• Stored data
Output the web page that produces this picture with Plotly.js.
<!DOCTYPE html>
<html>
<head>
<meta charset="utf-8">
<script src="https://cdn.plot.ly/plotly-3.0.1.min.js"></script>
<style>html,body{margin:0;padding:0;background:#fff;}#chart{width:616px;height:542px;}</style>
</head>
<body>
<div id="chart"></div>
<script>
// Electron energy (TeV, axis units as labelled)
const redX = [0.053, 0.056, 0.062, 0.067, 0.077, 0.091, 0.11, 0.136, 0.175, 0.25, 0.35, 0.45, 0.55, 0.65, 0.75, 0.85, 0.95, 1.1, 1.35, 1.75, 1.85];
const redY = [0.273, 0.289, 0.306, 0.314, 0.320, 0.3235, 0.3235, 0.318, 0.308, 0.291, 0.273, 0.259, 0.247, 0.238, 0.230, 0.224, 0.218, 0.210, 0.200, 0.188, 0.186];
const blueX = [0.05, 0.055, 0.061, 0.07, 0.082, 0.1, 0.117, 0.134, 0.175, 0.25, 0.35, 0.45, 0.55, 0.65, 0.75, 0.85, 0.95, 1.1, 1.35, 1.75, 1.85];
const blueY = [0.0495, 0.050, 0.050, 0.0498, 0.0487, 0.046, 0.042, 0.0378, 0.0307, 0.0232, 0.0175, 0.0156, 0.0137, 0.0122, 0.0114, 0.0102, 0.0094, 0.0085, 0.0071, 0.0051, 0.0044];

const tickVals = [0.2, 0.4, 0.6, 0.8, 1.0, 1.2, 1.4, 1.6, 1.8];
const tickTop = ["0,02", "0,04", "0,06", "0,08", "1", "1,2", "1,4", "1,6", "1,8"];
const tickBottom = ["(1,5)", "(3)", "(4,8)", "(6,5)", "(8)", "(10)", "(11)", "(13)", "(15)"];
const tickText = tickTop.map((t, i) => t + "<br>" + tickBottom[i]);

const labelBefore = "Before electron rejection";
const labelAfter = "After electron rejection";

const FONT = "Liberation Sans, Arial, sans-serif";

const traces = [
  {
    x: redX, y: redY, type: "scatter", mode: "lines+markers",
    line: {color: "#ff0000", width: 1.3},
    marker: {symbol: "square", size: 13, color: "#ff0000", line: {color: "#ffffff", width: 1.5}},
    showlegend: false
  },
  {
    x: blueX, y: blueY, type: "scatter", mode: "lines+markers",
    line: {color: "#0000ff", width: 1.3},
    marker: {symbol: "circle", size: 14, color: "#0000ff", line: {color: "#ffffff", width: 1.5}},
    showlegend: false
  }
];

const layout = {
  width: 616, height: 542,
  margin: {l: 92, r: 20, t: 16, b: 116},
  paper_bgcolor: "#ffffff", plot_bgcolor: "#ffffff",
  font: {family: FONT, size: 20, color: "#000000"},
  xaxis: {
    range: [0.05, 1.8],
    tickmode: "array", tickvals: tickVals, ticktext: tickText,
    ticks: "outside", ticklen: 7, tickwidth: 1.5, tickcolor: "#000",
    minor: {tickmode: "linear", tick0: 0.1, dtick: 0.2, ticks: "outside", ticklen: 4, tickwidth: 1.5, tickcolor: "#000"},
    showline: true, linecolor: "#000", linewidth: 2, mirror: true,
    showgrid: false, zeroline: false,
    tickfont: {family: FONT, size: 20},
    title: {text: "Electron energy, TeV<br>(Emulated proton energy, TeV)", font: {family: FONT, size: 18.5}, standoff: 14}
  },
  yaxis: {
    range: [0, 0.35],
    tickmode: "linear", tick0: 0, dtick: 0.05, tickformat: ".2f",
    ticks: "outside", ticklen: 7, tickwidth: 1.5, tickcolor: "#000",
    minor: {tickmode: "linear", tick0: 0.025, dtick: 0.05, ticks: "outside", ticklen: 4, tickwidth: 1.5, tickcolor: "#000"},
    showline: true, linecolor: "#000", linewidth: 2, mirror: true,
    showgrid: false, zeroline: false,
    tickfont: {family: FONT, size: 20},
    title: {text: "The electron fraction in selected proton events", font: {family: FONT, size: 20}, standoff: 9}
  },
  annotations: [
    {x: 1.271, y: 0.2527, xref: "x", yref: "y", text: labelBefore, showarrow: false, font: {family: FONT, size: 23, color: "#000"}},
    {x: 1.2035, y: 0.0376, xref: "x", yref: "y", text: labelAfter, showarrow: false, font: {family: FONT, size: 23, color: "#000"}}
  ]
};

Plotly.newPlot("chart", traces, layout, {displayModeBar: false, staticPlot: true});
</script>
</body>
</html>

• Do this
Quote the data above in full, changing nothing.

• Full response
Output the web page that produces this picture with Plotly.js.
<!DOCTYPE html>
<html>
<head>
<meta charset="utf-8">
<script src="https://cdn.plot.ly/plotly-3.0.1.min.js"></script>
<style>html,body{margin:0;padding:0;background:#fff;}#chart{width:616px;height:542px;}</style>
</head>
<body>
<div id="chart"></div>
<script>
// Electron energy (TeV, axis units as labelled)
const redX = [0.053, 0.056, 0.062, 0.067, 0.077, 0.091, 0.11, 0.136, 0.175, 0.25, 0.35, 0.45, 0.55, 0.65, 0.75, 0.85, 0.95, 1.1, 1.35, 1.75, 1.85];
const redY = [0.273, 0.289, 0.306, 0.314, 0.320, 0.3235, 0.3235, 0.318, 0.308, 0.291, 0.273, 0.259, 0.247, 0.238, 0.230, 0.224, 0.218, 0.210, 0.200, 0.188, 0.186];
const blueX = [0.05, 0.055, 0.061, 0.07, 0.082, 0.1, 0.117, 0.134, 0.175, 0.25, 0.35, 0.45, 0.55, 0.65, 0.75, 0.85, 0.95, 1.1, 1.35, 1.75, 1.85];
const blueY = [0.0495, 0.050, 0.050, 0.0498, 0.0487, 0.046, 0.042, 0.0378, 0.0307, 0.0232, 0.0175, 0.0156, 0.0137, 0.0122, 0.0114, 0.0102, 0.0094, 0.0085, 0.0071, 0.0051, 0.0044];

const tickVals = [0.2, 0.4, 0.6, 0.8, 1.0, 1.2, 1.4, 1.6, 1.8];
const tickTop = ["0,02", "0,04", "0,06", "0,08", "1", "1,2", "1,4", "1,6", "1,8"];
const tickBottom = ["(1,5)", "(3)", "(4,8)", "(6,5)", "(8)", "(10)", "(11)", "(13)", "(15)"];
const tickText = tickTop.map((t, i) => t + "<br>" + tickBottom[i]);

const labelBefore = "Before electron rejection";
const labelAfter = "After electron rejection";

const FONT = "Liberation Sans, Arial, sans-serif";

const traces = [
  {
    x: redX, y: redY, type: "scatter", mode: "lines+markers",
    line: {color: "#ff0000", width: 1.3},
    marker: {symbol: "square", size: 13, color: "#ff0000", line: {color: "#ffffff", width: 1.5}},
    showlegend: false
  },
  {
    x: blueX, y: blueY, type: "scatter", mode: "lines+markers",
    line: {color: "#0000ff", width: 1.3},
    marker: {symbol: "circle", size: 14, color: "#0000ff", line: {color: "#ffffff", width: 1.5}},
    showlegend: false
  }
];

const layout = {
  width: 616, height: 542,
  margin: {l: 92, r: 20, t: 16, b: 116},
  paper_bgcolor: "#ffffff", plot_bgcolor: "#ffffff",
  font: {family: FONT, size: 20, color: "#000000"},
  xaxis: {
    range: [0.05, 1.8],
    tickmode: "array", tickvals: tickVals, ticktext: tickText,
    ticks: "outside", ticklen: 7, tickwidth: 1.5, tickcolor: "#000",
    minor: {tickmode: "linear", tick0: 0.1, dtick: 0.2, ticks: "outside", ticklen: 4, tickwidth: 1.5, tickcolor: "#000"},
    showline: true, linecolor: "#000", linewidth: 2, mirror: true,
    showgrid: false, zeroline: false,
    tickfont: {family: FONT, size: 20},
    title: {text: "Electron energy, TeV<br>(Emulated proton energy, TeV)", font: {family: FONT, size: 18.5}, standoff: 14}
  },
  yaxis: {
    range: [0, 0.35],
    tickmode: "linear", tick0: 0, dtick: 0.05, tickformat: ".2f",
    ticks: "outside", ticklen: 7, tickwidth: 1.5, tickcolor: "#000",
    minor: {tickmode: "linear", tick0: 0.025, dtick: 0.05, ticks: "outside", ticklen: 4, tickwidth: 1.5, tickcolor: "#000"},
    showline: true, linecolor: "#000", linewidth: 2, mirror: true,
    showgrid: false, zeroline: false,
    tickfont: {family: FONT, size: 20},
    title: {text: "The electron fraction in selected proton events", font: {family: FONT, size: 20}, standoff: 9}
  },
  annotations: [
    {x: 1.271, y: 0.2527, xref: "x", yref: "y", text: labelBefore, showarrow: false, font: {family: FONT, size: 23, color: "#000"}},
    {x: 1.2035, y: 0.0376, xref: "x", yref: "y", text: labelAfter, showarrow: false, font: {family: FONT, size: 23, color: "#000"}}
  ]
};

Plotly.newPlot("chart", traces, layout, {displayModeBar: false, staticPlot: true});
</script>
</body>
</html>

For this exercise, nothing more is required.